The lesson I keep relearning is that eval sets fail quietly. A set that is too small does not error out. It returns a number with two decimal places and a confident sign, and that number is noise that reads exactly like a real measurement.
FAQ
Does a bigger or better model change the sample size?
Only through its pass rate. The arithmetic depends on the effect size and the baseline rate, not on which model produced the answers. A stronger model with a higher baseline actually needs fewer examples to catch the same absolute drop, because the variance p(1-p) shrinks as the rate approaches 1. Catching a five-point slide from 0.97 costs far fewer labels than the same slide from 0.90.
What if my eval is paired, the same items scored under both versions?

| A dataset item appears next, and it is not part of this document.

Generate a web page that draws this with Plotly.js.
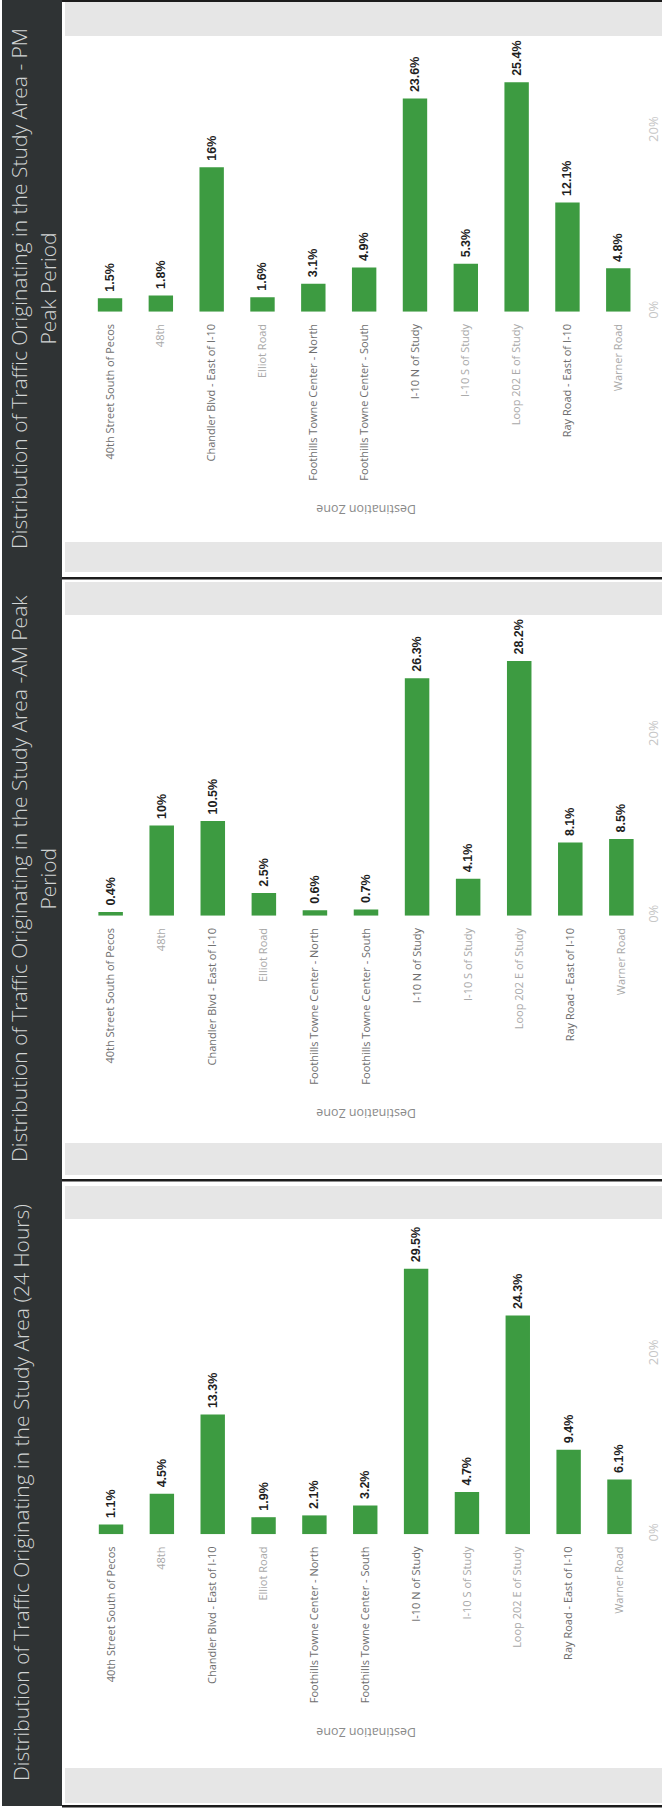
<!DOCTYPE html>
<html><head><meta charset="utf-8">
<script src="https://cdn.plot.ly/plotly-3.0.1.min.js"></script>
<style>html,body{margin:0;padding:0;background:#fff;} #chart{width:662px;height:1808px;}</style>
</head><body><div id="chart"></div>
<script>
// ---- data ----
const categories = ["40th Street South of Pecos", "48th", "Chandler Blvd - East of I-10", "Elliot Road",
  "Foothills Towne Center - North", "Foothills Towne Center - South", "I-10 N of Study", "I-10 S of Study",
  "Loop 202 E of Study", "Ray Road - East of I-10", "Warner Road"];
const pmPeakShare = [1.5, 1.8, 16, 1.6, 3.1, 4.9, 23.6, 5.3, 25.4, 12.1, 4.8];
const amPeakShare = [0.4, 10, 10.5, 2.5, 0.6, 0.7, 26.3, 4.1, 28.2, 8.1, 8.5];
const allDayShare = [1.1, 4.5, 13.3, 1.9, 2.1, 3.2, 29.5, 4.7, 24.3, 9.4, 6.1];
const pmTitle = ["Distribution of Traffic Originating in the Study Area - PM", "Peak Period"];
const amTitle = ["Distribution of Traffic Originating in the Study Area -AM Peak", "Period"];
const allDayTitle = ["Distribution of Traffic Originating in the Study Area (24 Hours)"];
const axisTitle = "Destination Zone";
const valueTicks = [0, 20];

// ---- layout helpers (pixel -> paper) ----
const W = 662, H = 1808;
const px = x => x / W;
const py = y => 1 - y / H;

const panels = [
  {vals: pmPeakShare, title: pmTitle, top: 0, bottom: 578, band1: [2, 36], band2: [542, 572],
   base: 311.7, plotTop: 36, x0: 84.6, x1: 643.7, ppp: 9.03},
  {vals: amPeakShare, title: amTitle, top: 578, bottom: 1180, band1: [582, 615], band2: [1143, 1175],
   base: 915.7, plotTop: 615, x0: 85.1, x1: 646.9, ppp: 9.03},
  {vals: allDayShare, title: allDayTitle, top: 1180, bottom: 1806, band1: [1186, 1219], band2: [1768, 1803],
   base: 1534.3, plotTop: 1219, x0: 85.6, x1: 644.9, ppp: 9.0}
];

// label shading as seen in the scanned reference (styling only)
const lightLabel = new Set([1, 3, 7, 8, 10]);
const shadedTickText = categories.map((c, i) =>
  '<span style="color:' + (lightLabel.has(i) ? '#a9a9a9' : '#6e6e6e') + '">' + c + '</span>');

const GREEN = '#3d9b41';
const data = [];
const layout = {
  width: W, height: H, margin: {l: 0, r: 0, t: 0, b: 0},
  paper_bgcolor: '#ffffff', plot_bgcolor: 'rgba(0,0,0,0)',
  showlegend: false, bargap: 0.52,
  shapes: [], annotations: []
};

// dark header strip
layout.shapes.push({type: 'rect', xref: 'paper', yref: 'paper', x0: px(2), x1: px(62), y0: py(1806), y1: py(0),
  fillcolor: '#2f3334', line: {width: 0}, layer: 'below'});

panels.forEach((p, i) => {
  const n = i === 0 ? '' : String(i + 1);
  data.push({
    type: 'bar', x: categories, y: p.vals, xaxis: 'x' + n, yaxis: 'y' + n,
    marker: {color: GREEN, line: {width: 0}},
    texttemplate: '\u00a0%{y}%', textposition: 'outside', textangle: -90,
    textfont: {family: 'Liberation Sans', size: 12.5, color: '#1e1e1e', weight: 'bold'},
    constraintext: 'none', cliponaxis: false, hoverinfo: 'skip'
  });
  const rangeMax = (p.base - p.plotTop) / p.ppp;
  layout['xaxis' + n] = {
    domain: [px(p.x0), px(p.x1)], anchor: 'y' + n, type: 'category',
    tickmode: 'array', tickvals: categories, ticktext: shadedTickText,
    tickangle: -90, ticks: '', showline: false, showgrid: false, zeroline: false,
    ticklabelstandoff: 9, automargin: false,
    tickfont: {family: 'Open Sans', size: 11, color: '#7a7a7a'}
  };
  layout['yaxis' + n] = {
    domain: [py(p.base), py(p.plotTop)], range: [0, rangeMax], anchor: 'free', side: 'right',
    position: px(644), showgrid: false, zeroline: false, showline: false,
    tickmode: 'array', tickvals: valueTicks, ticktext: valueTicks.map(v => v + '%'),
    tickangle: -90, ticks: '', automargin: false,
    tickfont: {family: 'Open Sans', size: 13, color: '#c6c6c6'}
  };
  // grey bands and separator line
  [p.band1, p.band2].forEach(b => layout.shapes.push({type: 'rect', xref: 'paper', yref: 'paper',
    x0: px(65), x1: px(662), y0: py(b[1]), y1: py(b[0]), fillcolor: '#e6e6e6', line: {width: 0}, layer: 'below'}));
  layout.shapes.push({type: 'rect', xref: 'paper', yref: 'paper', x0: px(62), x1: px(662),
    y0: py(p.bottom + 1.5), y1: py(p.bottom - 1), fillcolor: '#1c1c1c', line: {width: 0}, layer: 'below'});
  // rotated title
  const cy = (p.top + p.bottom) / 2;
  const tx = p.title.length === 1 ? [21] : [19, 47.5];
  p.title.forEach((t, k) => layout.annotations.push({
    xref: 'paper', yref: 'paper', x: px(tx[k]), y: py(cy), text: t, showarrow: false, textangle: -90,
    xanchor: 'center', yanchor: 'middle', font: {family: 'Open Sans', size: 21, color: '#d2d5d5', weight: 300}
  }));
  // axis title, upside down as in the rotated scan
  layout.annotations.push({xref: 'paper', yref: 'paper', x: px(366), y: py(p.base + 198), text: axisTitle,
    showarrow: false, textangle: 180, xanchor: 'center', yanchor: 'middle',
    font: {family: 'Open Sans', size: 12.5, color: '#8a8a8a'}});
});
// top line
layout.shapes.push({type: 'rect', xref: 'paper', yref: 'paper', x0: px(62), x1: px(662), y0: py(2), y1: py(0),
  fillcolor: '#1c1c1c', line: {width: 0}, layer: 'below'});

Plotly.newPlot('chart', data, layout, {staticPlot: true, displayModeBar: false});
</script>
</body></html>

Then use McNemar's test on the discordant pairs, the items that passed under one version and failed under the other. It ignores the items that agree, and it needs fewer examples than the independent-samples formula because it removes item difficulty from the variance. The catch is that if almost nothing flips, you have almost no information no matter how many items you scored. Paired designs concentrate all the signal in the disagreements.
One-sided or two-sided?
One-sided is right when you will only act on a drop, which is the regression-detection case. If you will act on a move in either direction, use two-sided and expect to need somewhat more, since the critical value rises from 1.645 to 1.96. Do not reach for one-sided just to shrink the sample size on paper.
Open question
The clean part of this is the single-metric, binary-outcome case. The messy part is the multi-criterion eval, where each example carries five or ten correlated binary judgments and I want one honest power calculation for the whole thing. Treating the criteria as independent overcounts the evidence, and treating each example as one outcome throws information away. The right answer sits somewhere in between, governed by the intra-example correlation, and the design-effect corrections from cluster sampling are the closest tool I know of. The trouble is that they need a correlation estimate you usually do not have until you have already run the eval several times. I do not have a tidy recipe for sizing a correlated multi-criterion eval up front, and non-binary rubric scores make it harder still. If you have solved this in a way that survives contact with real data, I would like to read it.